Your task is to filter the data below down to the lines holding "with".

-- SOURCE EXCERPT start --

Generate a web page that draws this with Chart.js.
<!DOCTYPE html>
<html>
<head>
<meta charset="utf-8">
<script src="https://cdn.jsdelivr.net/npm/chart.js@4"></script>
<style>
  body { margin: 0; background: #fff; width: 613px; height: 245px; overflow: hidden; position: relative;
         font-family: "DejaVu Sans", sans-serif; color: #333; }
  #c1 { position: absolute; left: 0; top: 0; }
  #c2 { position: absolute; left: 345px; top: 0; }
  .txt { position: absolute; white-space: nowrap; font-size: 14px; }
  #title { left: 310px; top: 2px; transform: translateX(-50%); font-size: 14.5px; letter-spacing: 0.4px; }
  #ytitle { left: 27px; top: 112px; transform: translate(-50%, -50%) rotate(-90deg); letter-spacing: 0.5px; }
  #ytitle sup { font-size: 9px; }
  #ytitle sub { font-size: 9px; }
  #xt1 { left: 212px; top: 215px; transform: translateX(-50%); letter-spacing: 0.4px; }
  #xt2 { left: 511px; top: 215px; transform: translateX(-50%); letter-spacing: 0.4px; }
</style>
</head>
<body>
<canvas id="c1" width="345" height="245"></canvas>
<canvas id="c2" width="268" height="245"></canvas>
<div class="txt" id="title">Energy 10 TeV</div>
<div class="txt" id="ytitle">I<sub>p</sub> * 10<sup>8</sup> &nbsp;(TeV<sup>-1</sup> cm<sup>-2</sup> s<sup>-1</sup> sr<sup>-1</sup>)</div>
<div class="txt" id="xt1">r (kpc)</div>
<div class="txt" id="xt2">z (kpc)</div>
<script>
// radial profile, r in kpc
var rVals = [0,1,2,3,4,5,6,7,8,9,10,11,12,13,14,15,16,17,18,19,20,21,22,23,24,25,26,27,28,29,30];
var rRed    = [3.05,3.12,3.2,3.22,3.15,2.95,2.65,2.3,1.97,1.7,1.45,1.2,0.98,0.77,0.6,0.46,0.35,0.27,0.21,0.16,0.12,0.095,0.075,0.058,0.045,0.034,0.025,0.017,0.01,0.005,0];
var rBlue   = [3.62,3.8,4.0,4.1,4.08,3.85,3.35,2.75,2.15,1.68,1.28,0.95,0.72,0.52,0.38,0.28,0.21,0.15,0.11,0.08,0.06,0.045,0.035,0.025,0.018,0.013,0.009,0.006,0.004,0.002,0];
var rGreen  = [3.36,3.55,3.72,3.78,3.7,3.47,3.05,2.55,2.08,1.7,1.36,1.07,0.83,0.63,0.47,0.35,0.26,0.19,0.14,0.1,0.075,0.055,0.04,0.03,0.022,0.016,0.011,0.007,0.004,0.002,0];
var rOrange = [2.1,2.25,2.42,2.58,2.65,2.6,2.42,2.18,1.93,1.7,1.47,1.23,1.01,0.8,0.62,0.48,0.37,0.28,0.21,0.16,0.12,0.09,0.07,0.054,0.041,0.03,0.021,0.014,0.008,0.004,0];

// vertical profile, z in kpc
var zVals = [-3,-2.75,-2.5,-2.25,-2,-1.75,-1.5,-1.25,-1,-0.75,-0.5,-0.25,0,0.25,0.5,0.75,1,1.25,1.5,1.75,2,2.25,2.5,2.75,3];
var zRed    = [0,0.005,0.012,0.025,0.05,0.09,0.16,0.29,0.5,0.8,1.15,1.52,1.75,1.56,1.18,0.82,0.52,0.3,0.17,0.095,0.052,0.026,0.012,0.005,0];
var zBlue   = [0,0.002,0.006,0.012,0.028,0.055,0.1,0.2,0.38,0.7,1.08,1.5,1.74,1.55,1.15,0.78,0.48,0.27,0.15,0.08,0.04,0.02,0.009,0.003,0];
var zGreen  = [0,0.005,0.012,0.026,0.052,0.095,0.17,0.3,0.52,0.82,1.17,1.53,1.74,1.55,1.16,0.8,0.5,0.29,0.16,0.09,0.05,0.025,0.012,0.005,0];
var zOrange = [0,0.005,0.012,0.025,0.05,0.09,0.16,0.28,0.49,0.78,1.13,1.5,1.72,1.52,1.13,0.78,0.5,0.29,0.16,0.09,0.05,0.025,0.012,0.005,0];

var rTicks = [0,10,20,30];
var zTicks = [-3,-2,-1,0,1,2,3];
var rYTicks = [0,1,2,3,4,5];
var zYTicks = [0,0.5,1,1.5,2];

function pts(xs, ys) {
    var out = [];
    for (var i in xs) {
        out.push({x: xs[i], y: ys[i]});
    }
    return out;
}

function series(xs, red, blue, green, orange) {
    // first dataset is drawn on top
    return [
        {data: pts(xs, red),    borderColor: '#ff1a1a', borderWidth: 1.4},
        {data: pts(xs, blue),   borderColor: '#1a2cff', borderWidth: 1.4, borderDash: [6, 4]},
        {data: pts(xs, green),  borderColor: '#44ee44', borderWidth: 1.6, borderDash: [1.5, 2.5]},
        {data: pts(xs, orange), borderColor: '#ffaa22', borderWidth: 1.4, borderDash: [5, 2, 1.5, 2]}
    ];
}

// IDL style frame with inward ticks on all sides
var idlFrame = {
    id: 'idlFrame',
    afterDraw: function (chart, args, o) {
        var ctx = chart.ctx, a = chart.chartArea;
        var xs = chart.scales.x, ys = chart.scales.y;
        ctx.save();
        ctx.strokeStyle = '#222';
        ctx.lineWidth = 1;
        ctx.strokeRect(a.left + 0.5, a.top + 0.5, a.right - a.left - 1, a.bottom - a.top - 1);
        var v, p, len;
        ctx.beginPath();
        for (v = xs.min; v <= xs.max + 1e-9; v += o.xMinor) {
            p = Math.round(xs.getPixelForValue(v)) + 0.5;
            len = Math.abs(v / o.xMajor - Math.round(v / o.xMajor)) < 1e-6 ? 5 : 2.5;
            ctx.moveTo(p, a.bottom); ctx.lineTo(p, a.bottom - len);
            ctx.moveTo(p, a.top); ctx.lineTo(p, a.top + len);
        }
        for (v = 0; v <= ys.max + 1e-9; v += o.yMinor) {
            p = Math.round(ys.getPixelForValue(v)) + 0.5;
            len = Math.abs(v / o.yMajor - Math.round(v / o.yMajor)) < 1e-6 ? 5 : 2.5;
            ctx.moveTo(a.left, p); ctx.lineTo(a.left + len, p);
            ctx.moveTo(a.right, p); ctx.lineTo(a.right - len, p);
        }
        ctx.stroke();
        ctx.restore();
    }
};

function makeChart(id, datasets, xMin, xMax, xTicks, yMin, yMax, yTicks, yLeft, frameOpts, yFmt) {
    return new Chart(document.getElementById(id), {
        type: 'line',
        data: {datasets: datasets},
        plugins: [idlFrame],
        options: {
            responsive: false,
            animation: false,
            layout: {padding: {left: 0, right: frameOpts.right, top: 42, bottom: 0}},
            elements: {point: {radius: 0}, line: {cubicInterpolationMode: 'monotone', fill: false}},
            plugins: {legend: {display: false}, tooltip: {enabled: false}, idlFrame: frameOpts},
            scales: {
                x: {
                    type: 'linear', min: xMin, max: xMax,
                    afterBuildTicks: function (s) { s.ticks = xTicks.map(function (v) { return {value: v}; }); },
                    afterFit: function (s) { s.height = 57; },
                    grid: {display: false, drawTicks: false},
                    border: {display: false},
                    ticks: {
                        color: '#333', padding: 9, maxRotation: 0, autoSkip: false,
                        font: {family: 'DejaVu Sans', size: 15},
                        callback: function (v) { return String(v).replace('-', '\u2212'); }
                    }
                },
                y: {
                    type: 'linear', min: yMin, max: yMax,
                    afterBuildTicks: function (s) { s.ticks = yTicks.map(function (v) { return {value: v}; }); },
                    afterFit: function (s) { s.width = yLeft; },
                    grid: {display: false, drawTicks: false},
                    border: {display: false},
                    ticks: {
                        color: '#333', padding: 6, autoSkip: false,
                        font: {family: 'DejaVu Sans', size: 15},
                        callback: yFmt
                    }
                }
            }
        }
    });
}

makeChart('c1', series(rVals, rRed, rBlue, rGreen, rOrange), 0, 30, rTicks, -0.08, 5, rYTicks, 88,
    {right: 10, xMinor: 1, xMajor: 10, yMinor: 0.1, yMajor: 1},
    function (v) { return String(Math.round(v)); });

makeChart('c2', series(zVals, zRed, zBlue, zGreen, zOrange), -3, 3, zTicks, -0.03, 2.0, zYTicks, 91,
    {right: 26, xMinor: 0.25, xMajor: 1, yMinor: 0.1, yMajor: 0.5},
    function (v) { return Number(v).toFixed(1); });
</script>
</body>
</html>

-- SOURCE EXCERPT end --

- [EXERCISE RESPONSE]
Generate a web page that draws this with Chart.js.
// IDL style frame with inward ticks on all sides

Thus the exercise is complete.